Stated goal: In the entries that follow, the first line to write out is the one containing "Give me the React, TypeScript", and the last is the one containing "0.073, 0.073, 0.045];". Reproduce that stretch exactly, with nothing before or after it.

Materials provided:
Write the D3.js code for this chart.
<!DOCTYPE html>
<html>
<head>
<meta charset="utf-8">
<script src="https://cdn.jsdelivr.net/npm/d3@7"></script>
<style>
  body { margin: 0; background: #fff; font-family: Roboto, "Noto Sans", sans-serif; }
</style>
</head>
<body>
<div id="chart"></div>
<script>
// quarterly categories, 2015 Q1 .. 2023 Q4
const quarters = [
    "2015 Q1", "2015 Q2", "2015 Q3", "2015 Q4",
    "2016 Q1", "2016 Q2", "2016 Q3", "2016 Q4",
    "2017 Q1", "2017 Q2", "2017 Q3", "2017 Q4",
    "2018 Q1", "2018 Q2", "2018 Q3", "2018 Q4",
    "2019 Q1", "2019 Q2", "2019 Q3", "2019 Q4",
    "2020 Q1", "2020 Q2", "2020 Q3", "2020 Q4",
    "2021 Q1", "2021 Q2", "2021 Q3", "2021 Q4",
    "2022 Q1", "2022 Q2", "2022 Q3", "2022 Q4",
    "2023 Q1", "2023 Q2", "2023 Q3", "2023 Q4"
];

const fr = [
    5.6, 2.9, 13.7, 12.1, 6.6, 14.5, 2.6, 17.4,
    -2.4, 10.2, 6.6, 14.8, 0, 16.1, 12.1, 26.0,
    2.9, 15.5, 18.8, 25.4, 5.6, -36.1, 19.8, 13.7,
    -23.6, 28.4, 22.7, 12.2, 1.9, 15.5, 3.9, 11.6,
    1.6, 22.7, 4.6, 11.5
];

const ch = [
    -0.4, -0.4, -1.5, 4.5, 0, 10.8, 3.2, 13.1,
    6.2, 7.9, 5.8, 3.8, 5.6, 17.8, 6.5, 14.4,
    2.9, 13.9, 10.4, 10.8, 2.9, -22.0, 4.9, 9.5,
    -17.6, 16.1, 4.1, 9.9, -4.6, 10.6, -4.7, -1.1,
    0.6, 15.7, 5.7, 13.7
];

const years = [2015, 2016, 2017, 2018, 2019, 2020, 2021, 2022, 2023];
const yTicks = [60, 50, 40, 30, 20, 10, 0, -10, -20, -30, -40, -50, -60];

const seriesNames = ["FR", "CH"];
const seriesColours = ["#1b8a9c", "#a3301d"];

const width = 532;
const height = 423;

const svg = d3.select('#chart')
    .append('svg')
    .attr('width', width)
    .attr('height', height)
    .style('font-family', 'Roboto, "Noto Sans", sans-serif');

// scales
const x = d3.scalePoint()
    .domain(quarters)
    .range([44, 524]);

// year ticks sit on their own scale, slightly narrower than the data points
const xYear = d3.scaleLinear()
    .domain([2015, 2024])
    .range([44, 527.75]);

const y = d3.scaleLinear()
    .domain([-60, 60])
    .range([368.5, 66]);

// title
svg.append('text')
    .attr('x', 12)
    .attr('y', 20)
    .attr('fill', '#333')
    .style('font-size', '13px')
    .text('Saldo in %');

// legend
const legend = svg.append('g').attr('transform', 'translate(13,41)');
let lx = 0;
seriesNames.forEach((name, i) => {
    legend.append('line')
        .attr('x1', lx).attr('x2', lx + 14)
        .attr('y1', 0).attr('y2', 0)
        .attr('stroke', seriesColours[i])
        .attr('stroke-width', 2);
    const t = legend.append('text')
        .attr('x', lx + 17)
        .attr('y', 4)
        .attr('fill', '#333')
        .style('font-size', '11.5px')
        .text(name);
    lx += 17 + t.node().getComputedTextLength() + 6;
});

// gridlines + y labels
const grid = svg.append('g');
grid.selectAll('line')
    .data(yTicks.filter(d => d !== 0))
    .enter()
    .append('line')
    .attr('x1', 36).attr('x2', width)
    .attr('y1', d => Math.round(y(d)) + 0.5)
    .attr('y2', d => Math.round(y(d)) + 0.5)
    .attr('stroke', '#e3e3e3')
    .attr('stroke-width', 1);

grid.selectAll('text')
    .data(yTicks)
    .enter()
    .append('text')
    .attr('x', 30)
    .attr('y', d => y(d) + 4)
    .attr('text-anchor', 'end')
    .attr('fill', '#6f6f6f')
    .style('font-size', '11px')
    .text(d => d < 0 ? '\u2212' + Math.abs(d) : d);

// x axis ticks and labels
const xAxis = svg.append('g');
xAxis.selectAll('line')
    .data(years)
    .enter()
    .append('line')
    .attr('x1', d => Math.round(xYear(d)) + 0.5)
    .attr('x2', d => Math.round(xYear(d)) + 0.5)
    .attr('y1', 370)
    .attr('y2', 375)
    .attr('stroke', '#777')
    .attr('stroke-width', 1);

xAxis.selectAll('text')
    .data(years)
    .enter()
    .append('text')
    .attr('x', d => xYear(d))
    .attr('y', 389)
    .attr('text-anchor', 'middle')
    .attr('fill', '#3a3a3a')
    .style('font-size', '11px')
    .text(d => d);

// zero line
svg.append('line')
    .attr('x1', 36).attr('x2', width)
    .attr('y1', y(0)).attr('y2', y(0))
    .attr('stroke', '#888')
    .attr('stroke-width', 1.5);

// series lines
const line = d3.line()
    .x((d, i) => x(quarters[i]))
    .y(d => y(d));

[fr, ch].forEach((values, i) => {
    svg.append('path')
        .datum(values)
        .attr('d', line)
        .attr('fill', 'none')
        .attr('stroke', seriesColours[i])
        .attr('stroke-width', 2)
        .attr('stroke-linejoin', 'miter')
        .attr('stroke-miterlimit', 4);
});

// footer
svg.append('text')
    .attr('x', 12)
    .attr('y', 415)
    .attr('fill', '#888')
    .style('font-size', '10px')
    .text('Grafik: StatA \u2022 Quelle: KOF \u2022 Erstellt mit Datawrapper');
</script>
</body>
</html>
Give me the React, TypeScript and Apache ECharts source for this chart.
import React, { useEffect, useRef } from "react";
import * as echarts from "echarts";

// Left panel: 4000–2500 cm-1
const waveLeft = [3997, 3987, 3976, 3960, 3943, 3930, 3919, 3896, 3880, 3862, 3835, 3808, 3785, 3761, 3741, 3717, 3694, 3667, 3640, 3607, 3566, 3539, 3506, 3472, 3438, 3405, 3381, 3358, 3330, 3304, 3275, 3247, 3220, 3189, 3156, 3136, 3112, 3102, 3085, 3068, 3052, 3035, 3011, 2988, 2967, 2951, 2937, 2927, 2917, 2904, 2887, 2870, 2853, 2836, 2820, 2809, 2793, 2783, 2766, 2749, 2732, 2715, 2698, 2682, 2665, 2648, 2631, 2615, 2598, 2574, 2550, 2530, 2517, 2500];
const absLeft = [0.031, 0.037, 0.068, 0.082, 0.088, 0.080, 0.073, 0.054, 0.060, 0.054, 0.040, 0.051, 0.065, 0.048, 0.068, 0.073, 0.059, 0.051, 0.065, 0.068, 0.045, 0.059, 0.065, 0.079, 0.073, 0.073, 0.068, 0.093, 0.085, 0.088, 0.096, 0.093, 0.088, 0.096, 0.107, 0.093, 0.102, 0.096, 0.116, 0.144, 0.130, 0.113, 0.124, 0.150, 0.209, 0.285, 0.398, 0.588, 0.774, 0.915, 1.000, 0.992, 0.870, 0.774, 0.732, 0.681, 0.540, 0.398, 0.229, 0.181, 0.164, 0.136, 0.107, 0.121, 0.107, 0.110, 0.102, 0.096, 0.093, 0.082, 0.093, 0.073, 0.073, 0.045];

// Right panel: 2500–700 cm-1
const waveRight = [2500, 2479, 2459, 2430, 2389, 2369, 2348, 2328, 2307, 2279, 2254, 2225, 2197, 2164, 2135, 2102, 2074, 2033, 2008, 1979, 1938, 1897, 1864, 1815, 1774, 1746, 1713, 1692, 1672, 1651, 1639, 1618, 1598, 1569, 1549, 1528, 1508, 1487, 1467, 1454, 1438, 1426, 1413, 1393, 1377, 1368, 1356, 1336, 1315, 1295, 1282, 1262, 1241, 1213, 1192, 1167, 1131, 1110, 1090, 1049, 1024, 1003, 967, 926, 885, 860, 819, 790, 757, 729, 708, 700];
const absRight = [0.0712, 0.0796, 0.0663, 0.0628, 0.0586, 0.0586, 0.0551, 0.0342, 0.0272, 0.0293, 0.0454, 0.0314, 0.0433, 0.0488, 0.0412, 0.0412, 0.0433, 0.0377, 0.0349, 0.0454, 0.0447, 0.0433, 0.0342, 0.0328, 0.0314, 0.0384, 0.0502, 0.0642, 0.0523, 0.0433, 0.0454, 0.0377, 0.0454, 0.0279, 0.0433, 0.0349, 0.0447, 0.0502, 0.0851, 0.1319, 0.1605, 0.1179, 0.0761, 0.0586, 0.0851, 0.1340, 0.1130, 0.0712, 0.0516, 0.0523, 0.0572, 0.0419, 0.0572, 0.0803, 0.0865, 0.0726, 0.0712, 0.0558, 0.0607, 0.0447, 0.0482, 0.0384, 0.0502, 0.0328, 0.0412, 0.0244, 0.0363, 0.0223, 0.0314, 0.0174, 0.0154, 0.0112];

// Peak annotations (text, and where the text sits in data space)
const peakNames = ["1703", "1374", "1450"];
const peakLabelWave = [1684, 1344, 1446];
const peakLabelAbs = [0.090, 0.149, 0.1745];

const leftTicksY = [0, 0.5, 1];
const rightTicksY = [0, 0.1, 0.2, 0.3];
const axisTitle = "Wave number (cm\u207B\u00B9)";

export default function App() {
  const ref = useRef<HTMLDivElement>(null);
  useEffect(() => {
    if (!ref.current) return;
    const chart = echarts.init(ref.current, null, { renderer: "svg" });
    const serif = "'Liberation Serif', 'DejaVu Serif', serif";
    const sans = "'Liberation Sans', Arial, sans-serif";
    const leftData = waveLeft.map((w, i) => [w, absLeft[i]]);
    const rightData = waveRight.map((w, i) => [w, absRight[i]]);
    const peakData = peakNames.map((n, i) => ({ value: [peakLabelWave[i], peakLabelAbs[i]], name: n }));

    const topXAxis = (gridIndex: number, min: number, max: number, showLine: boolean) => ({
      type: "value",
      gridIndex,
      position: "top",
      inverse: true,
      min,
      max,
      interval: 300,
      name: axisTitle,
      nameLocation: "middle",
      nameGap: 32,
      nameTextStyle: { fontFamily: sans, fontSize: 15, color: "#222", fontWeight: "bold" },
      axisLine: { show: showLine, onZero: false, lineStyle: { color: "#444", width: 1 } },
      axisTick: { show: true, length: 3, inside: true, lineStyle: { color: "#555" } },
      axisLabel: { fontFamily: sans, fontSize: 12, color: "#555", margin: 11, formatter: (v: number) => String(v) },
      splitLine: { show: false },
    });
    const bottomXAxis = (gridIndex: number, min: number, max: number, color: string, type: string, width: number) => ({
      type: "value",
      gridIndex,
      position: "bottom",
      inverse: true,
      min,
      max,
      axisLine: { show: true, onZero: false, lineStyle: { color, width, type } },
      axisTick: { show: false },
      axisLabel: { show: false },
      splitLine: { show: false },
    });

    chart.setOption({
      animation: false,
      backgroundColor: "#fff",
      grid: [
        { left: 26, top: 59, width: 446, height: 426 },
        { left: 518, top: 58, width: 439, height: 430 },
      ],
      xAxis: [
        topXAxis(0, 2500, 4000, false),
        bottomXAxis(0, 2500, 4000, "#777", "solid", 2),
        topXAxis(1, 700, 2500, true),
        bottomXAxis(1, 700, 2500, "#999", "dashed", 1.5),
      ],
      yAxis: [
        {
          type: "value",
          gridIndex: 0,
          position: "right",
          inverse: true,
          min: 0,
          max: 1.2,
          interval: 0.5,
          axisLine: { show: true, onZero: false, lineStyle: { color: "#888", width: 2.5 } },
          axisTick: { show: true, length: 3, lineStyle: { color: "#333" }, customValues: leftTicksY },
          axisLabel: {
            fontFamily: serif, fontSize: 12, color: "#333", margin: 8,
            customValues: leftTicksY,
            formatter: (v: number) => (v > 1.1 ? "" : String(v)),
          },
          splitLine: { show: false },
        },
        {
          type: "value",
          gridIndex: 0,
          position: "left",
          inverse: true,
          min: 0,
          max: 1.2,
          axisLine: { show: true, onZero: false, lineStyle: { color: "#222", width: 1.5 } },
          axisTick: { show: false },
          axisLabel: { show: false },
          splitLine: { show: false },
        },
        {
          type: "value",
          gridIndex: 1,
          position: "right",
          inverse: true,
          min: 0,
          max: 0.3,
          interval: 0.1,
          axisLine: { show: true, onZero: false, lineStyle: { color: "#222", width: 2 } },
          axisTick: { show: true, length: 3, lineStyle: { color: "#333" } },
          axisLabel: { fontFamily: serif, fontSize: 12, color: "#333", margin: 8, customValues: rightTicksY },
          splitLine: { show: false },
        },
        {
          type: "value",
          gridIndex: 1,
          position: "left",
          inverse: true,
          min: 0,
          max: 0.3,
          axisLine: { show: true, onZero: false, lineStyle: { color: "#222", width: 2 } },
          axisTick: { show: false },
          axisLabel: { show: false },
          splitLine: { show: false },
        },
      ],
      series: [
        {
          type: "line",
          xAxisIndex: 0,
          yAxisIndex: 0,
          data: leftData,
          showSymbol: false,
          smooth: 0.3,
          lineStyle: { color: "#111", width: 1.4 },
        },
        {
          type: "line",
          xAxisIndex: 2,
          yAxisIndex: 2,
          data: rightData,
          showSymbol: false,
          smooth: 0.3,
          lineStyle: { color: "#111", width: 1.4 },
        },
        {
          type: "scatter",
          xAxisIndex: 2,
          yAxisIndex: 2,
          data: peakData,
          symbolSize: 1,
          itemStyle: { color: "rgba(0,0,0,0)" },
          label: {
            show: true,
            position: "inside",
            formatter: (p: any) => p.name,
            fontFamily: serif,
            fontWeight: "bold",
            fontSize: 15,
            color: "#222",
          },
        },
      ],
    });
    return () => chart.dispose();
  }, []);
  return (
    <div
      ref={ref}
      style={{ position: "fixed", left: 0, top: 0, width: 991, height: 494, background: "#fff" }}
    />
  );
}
==
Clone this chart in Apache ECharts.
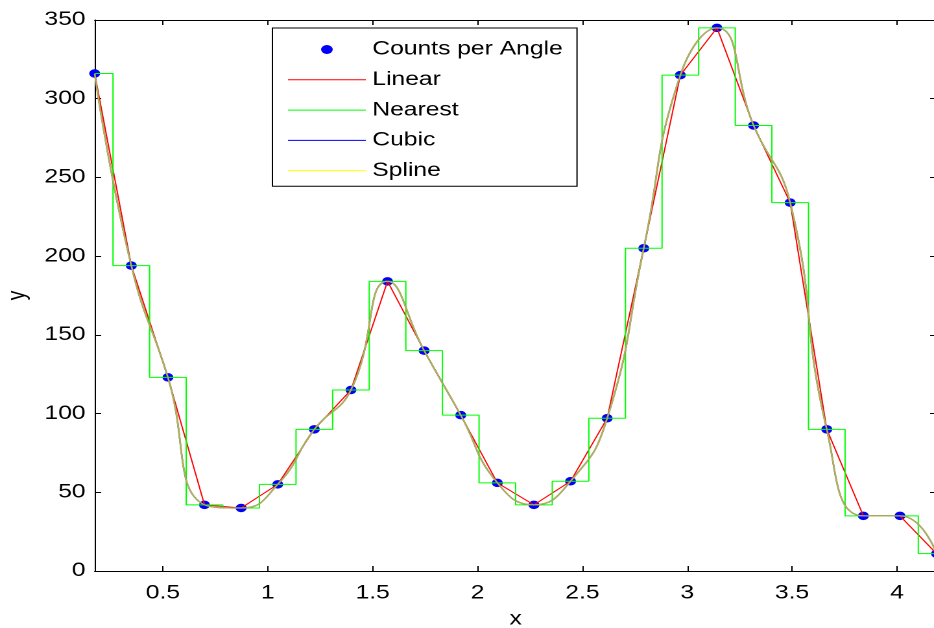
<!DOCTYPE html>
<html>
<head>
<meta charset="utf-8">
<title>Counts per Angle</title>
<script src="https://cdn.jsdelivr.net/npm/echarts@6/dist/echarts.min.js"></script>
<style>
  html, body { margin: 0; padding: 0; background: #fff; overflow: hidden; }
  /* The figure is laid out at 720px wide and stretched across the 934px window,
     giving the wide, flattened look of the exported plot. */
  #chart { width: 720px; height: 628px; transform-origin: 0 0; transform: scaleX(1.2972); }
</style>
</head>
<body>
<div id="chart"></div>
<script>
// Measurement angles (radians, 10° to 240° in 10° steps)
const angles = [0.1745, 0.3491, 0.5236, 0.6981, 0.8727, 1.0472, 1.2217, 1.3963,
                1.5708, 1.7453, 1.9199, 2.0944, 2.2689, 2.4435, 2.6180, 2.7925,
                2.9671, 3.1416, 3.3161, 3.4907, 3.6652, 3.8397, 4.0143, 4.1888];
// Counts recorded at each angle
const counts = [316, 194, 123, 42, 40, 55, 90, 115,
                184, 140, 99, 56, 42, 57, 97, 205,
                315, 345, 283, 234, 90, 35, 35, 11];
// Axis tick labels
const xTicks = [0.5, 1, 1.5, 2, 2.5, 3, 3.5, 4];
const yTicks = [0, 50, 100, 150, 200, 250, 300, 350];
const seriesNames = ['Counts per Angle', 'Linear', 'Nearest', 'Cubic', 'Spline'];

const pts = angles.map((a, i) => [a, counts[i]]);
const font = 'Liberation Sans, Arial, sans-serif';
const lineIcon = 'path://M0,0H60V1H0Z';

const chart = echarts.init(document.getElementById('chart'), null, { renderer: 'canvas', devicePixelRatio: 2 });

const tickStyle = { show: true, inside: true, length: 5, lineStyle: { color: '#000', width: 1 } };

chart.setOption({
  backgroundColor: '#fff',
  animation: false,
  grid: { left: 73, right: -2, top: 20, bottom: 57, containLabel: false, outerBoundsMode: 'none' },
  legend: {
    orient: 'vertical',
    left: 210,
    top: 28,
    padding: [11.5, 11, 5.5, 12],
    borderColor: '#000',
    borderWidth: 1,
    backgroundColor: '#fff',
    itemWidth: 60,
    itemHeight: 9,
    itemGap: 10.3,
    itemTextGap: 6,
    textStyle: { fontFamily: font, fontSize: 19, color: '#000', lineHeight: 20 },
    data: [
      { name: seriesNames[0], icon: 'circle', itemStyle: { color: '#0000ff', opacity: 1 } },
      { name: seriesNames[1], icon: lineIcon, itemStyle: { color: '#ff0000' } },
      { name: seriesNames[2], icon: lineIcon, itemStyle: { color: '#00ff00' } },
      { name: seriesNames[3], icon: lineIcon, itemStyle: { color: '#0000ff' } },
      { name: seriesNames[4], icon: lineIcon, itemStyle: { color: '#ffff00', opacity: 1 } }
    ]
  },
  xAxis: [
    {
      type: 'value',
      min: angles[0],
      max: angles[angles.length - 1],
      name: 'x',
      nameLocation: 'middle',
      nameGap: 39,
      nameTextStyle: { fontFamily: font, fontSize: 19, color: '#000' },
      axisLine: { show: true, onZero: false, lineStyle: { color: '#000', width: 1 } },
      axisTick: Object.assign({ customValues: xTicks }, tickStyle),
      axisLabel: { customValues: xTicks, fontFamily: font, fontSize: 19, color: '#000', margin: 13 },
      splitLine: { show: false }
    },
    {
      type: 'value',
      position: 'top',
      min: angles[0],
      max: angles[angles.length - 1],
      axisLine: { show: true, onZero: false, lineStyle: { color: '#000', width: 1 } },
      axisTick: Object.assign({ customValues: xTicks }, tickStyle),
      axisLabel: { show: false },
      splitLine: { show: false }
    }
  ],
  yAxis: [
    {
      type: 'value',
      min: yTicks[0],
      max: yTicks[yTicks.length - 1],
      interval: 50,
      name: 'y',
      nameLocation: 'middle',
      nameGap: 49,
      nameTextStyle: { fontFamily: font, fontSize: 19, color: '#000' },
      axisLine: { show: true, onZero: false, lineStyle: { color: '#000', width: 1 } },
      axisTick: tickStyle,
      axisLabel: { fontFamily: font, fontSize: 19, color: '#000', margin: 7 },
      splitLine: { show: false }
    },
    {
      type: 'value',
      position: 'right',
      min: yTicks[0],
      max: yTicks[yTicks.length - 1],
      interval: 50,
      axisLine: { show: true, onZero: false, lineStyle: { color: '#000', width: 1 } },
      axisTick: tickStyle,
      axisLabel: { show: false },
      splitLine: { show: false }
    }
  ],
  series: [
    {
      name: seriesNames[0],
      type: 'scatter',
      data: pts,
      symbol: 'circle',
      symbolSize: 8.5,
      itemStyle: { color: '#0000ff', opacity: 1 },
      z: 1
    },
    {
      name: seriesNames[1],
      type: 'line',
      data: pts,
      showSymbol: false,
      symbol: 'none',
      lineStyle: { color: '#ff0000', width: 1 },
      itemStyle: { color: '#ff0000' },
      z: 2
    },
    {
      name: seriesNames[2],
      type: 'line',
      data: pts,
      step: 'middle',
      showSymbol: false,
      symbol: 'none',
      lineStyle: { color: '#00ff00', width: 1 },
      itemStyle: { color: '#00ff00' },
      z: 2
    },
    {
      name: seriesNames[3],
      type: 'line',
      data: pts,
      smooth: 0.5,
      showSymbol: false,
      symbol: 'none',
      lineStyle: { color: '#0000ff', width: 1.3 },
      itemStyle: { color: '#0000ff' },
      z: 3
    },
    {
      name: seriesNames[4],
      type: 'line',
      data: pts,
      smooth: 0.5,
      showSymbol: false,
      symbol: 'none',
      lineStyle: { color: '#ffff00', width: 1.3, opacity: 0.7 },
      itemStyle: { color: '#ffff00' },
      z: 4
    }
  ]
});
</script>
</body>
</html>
* * *
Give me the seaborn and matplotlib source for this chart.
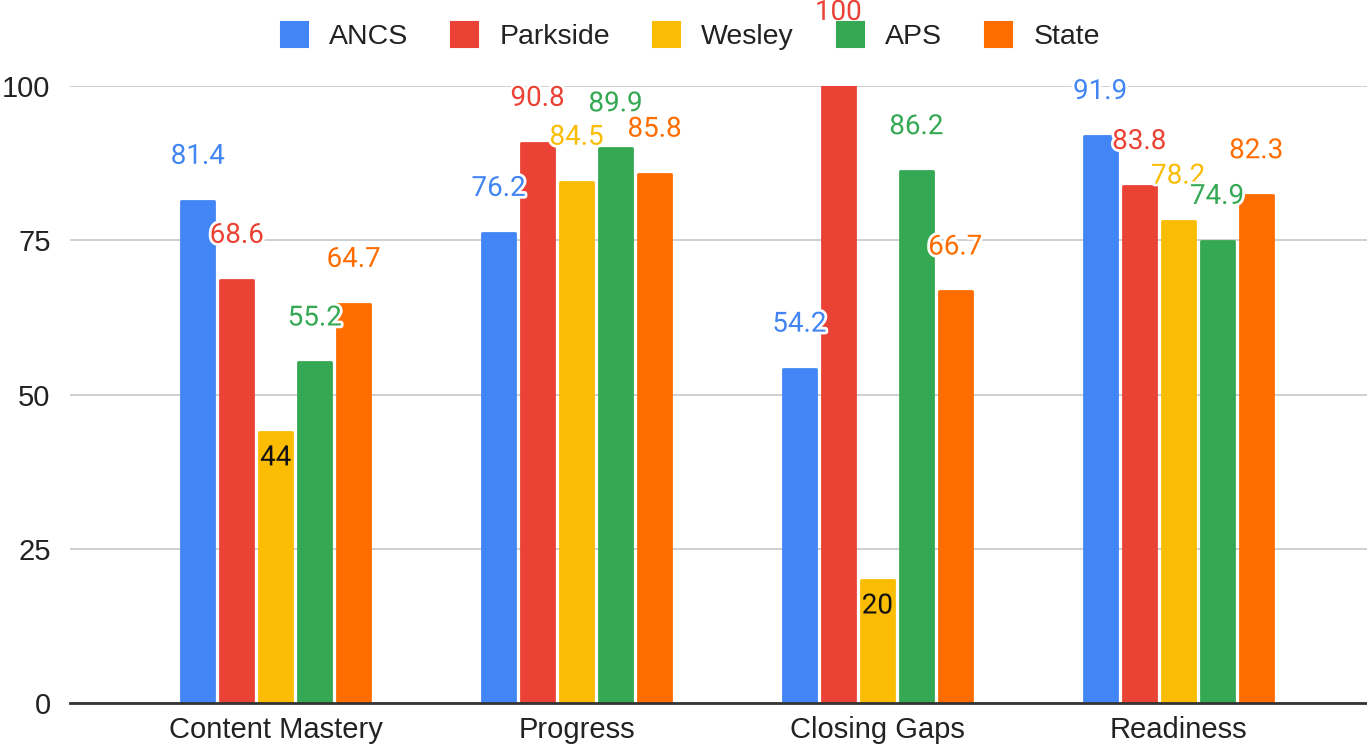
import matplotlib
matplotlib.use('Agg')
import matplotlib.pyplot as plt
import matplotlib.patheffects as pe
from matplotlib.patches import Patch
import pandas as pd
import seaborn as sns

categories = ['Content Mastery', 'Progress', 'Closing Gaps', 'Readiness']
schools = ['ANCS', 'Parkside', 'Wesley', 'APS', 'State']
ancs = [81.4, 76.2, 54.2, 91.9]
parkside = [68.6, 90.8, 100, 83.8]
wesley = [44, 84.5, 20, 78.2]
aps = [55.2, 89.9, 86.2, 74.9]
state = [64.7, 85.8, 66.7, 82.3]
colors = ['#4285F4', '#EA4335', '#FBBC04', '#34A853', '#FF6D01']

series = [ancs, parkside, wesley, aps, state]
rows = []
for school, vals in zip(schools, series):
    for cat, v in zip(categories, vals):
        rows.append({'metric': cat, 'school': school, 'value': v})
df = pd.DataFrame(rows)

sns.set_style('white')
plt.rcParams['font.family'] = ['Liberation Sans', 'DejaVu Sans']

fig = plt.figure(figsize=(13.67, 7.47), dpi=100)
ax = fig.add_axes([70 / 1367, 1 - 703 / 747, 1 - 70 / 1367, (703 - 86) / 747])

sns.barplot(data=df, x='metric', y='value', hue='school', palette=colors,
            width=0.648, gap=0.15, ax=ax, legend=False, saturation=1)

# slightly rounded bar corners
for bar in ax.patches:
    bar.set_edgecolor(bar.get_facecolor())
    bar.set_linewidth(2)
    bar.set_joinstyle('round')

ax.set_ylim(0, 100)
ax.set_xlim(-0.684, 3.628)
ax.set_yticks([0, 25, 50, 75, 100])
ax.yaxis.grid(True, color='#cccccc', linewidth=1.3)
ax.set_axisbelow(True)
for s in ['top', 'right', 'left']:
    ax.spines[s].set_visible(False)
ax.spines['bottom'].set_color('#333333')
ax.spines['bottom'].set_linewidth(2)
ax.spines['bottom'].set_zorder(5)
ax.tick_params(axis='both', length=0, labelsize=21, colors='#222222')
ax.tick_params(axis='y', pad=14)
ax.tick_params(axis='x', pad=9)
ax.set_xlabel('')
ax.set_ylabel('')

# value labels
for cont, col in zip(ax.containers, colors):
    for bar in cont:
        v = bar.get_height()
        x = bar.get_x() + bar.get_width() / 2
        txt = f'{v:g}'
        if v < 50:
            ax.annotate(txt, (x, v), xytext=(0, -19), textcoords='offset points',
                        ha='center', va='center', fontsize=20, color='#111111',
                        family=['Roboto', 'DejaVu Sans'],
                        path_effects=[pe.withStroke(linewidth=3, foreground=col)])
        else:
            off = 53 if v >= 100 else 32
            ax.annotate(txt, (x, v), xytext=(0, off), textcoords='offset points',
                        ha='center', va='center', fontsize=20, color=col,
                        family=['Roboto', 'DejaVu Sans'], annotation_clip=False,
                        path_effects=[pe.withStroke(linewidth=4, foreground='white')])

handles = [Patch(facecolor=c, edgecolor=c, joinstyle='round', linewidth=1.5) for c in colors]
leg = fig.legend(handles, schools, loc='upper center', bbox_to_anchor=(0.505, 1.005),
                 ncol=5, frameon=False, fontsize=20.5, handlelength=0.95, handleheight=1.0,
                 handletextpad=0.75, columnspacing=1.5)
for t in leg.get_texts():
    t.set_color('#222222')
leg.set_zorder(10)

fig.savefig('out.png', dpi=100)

Solution to the exercise:
Give me the React, TypeScript and Apache ECharts source for this chart.
import React, { useEffect, useRef } from "react";
import * as echarts from "echarts";

// Left panel: 4000–2500 cm-1
const waveLeft = [3997, 3987, 3976, 3960, 3943, 3930, 3919, 3896, 3880, 3862, 3835, 3808, 3785, 3761, 3741, 3717, 3694, 3667, 3640, 3607, 3566, 3539, 3506, 3472, 3438, 3405, 3381, 3358, 3330, 3304, 3275, 3247, 3220, 3189, 3156, 3136, 3112, 3102, 3085, 3068, 3052, 3035, 3011, 2988, 2967, 2951, 2937, 2927, 2917, 2904, 2887, 2870, 2853, 2836, 2820, 2809, 2793, 2783, 2766, 2749, 2732, 2715, 2698, 2682, 2665, 2648, 2631, 2615, 2598, 2574, 2550, 2530, 2517, 2500];
const absLeft = [0.031, 0.037, 0.068, 0.082, 0.088, 0.080, 0.073, 0.054, 0.060, 0.054, 0.040, 0.051, 0.065, 0.048, 0.068, 0.073, 0.059, 0.051, 0.065, 0.068, 0.045, 0.059, 0.065, 0.079, 0.073, 0.073, 0.068, 0.093, 0.085, 0.088, 0.096, 0.093, 0.088, 0.096, 0.107, 0.093, 0.102, 0.096, 0.116, 0.144, 0.130, 0.113, 0.124, 0.150, 0.209, 0.285, 0.398, 0.588, 0.774, 0.915, 1.000, 0.992, 0.870, 0.774, 0.732, 0.681, 0.540, 0.398, 0.229, 0.181, 0.164, 0.136, 0.107, 0.121, 0.107, 0.110, 0.102, 0.096, 0.093, 0.082, 0.093, 0.073, 0.073, 0.045];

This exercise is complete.